Filmer aux quatre coins du monde, pourquoi pas. Mais l’exercice requiert une articulation autrement plus fine que celle proposée ici. Pour mieux souligner sa vocation d’oeuvre universelle, sorte de Babel en plus sobre, Clint Eastwood nimbe chaque ville d’un filtre de couleur différente. Un rendu paradoxalement cheap, loin de l’élégance dont le réalisateur fait montre d’ordinaire. Et s’il excelle dans les scènes spectaculaires et la manière de retranscrire l’histoire récente (le tsunami de 2004 et les attentats de Londres), Eastwood peine en revanche à capter les moments d’intimité. Rescapés du désastre, quelques instants entre Matt Damon et Bryce Dallas Howard : là, Au-delà touche joliment à quelque chose d’infiniment ténu – un amour qui commence à se faire. Pour le reste, les trajectoires personnelles des héros manquent de souffle, notamment dans la partie française, la plus faible du film. Eastwood a rêvé Cécile de France héroïne transcendée – elle représente la ménagère de moins de 50 ans, desperate carriériste permanentée aux faux éclairs de génie. Animatrice de télévision, son personnage veut écrire un livre sur François Mitterrand et toutes ses zones d’ombres, "dont on n’a jamais parlé". Les fameuses zones d’ombre, ce sont Mazarine, le Rainbow Warrior, le suicide de Bérégovoy – autant de sujets surtraités depuis des années.
C’est un détail, mais ça ne trompe pas. Au-delà est bourré à rabord de ces petites contrariétés, de ces petits pas de travers qui empêchent de l’aimer.
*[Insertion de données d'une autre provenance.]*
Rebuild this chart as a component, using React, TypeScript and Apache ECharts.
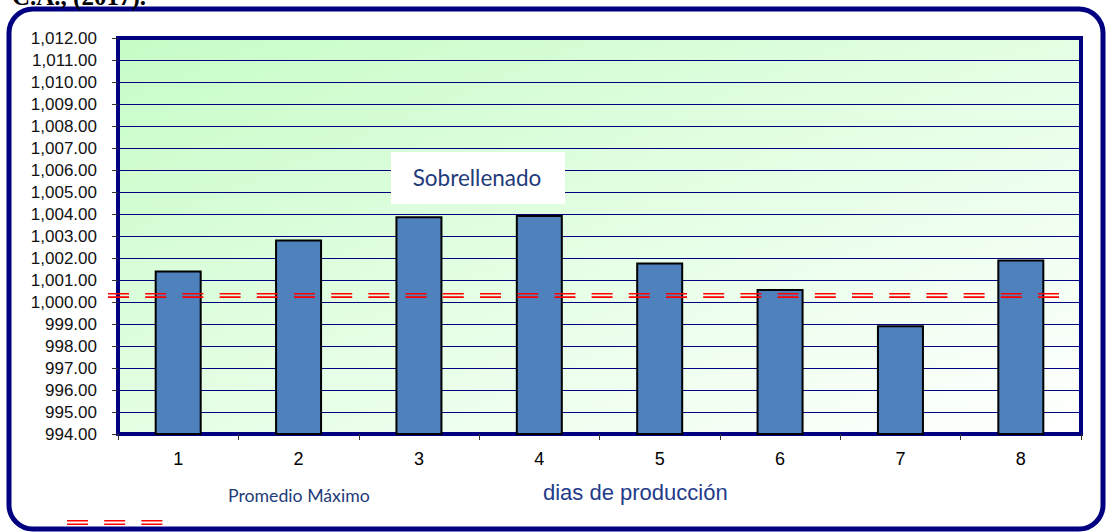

La faute peut-être à un cinéma eastwoodien devenu, il faut bien l’admettre, un peu pépère, voire carrément ronflant. Loin de toute prise de risque, Clint Eastwood brode ici autour de thèmes qu’il aurait voulus sensibles, mais s’effacent derrière un misérabilisme de tous les plans. Le bonhomme est humaniste, à n’en pas douter. Et il n’est pas surprenant qu’à 80 ans, la question de la vie après la mort l’interpelle. Il n’empêche qu’Au-delà s’étouffe vite, avançant comme il peut en film asthmatique et sclérosé. Il y a bien de l’intuition ça et là, mais toujours trop rationnelle. Tout l’inverse des croyances que le cinéaste avance. Oui, c’est ça : pour être grand, pour être beau, Au-delà aurait dû marcher à l’instinct.